PROBLEM STATEMENT |
Everything from the first line down to the line containing "rm = np.array(r_mean)" should be reproduced exactly; please include nothing else.

### SUPPLIED MATERIAL

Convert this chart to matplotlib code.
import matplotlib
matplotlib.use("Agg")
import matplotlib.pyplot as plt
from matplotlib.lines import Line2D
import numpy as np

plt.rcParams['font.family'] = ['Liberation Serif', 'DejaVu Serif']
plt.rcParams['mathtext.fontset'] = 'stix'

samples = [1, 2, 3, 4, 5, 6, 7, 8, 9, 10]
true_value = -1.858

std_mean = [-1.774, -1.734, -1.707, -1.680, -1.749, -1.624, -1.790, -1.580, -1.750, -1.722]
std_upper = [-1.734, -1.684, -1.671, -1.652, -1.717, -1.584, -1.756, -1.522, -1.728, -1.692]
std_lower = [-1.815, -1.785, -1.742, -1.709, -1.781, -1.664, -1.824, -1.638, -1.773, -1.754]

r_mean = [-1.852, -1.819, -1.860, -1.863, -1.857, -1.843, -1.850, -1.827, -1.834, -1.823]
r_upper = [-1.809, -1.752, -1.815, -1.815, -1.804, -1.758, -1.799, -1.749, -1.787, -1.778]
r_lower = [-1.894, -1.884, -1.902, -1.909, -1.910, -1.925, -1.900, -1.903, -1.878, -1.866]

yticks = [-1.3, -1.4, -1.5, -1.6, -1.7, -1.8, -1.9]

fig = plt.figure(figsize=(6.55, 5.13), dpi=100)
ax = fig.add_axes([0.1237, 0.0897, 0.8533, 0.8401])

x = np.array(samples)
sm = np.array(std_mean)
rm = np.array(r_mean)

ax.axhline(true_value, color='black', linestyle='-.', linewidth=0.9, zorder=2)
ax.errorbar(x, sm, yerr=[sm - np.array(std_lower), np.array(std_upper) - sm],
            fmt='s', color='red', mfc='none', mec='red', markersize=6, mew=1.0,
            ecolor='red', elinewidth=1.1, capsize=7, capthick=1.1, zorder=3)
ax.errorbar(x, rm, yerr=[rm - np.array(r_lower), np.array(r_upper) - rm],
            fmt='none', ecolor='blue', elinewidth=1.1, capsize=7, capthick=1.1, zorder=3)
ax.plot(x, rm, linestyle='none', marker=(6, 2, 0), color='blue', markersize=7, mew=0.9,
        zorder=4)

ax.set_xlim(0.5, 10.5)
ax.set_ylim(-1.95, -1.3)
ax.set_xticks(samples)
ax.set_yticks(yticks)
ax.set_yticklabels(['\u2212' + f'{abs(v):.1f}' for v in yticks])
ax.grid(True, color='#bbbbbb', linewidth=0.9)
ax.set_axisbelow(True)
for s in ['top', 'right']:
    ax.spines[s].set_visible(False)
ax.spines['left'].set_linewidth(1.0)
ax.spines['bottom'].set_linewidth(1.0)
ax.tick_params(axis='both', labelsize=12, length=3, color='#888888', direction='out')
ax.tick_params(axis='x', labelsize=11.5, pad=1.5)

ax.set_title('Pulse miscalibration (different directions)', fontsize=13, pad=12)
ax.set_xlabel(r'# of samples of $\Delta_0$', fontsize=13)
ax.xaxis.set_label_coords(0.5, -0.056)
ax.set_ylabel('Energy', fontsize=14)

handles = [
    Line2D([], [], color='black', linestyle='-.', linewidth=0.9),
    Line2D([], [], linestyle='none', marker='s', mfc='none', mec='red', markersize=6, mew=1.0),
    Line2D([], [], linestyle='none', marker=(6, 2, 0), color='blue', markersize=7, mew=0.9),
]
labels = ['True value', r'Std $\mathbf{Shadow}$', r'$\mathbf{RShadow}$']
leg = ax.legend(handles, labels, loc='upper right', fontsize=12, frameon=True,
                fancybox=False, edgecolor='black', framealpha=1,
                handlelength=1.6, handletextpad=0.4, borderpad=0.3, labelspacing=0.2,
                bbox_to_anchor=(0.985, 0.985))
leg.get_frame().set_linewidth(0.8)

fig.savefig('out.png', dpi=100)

######

FINISHED EXERCISE |
Convert this chart to matplotlib code.
import matplotlib
matplotlib.use("Agg")
import matplotlib.pyplot as plt
from matplotlib.lines import Line2D
import numpy as np

plt.rcParams['font.family'] = ['Liberation Serif', 'DejaVu Serif']
plt.rcParams['mathtext.fontset'] = 'stix'

samples = [1, 2, 3, 4, 5, 6, 7, 8, 9, 10]
true_value = -1.858

std_mean = [-1.774, -1.734, -1.707, -1.680, -1.749, -1.624, -1.790, -1.580, -1.750, -1.722]
std_upper = [-1.734, -1.684, -1.671, -1.652, -1.717, -1.584, -1.756, -1.522, -1.728, -1.692]
std_lower = [-1.815, -1.785, -1.742, -1.709, -1.781, -1.664, -1.824, -1.638, -1.773, -1.754]

r_mean = [-1.852, -1.819, -1.860, -1.863, -1.857, -1.843, -1.850, -1.827, -1.834, -1.823]
r_upper = [-1.809, -1.752, -1.815, -1.815, -1.804, -1.758, -1.799, -1.749, -1.787, -1.778]
r_lower = [-1.894, -1.884, -1.902, -1.909, -1.910, -1.925, -1.900, -1.903, -1.878, -1.866]

yticks = [-1.3, -1.4, -1.5, -1.6, -1.7, -1.8, -1.9]

fig = plt.figure(figsize=(6.55, 5.13), dpi=100)
ax = fig.add_axes([0.1237, 0.0897, 0.8533, 0.8401])

x = np.array(samples)
sm = np.array(std_mean)
rm = np.array(r_mean)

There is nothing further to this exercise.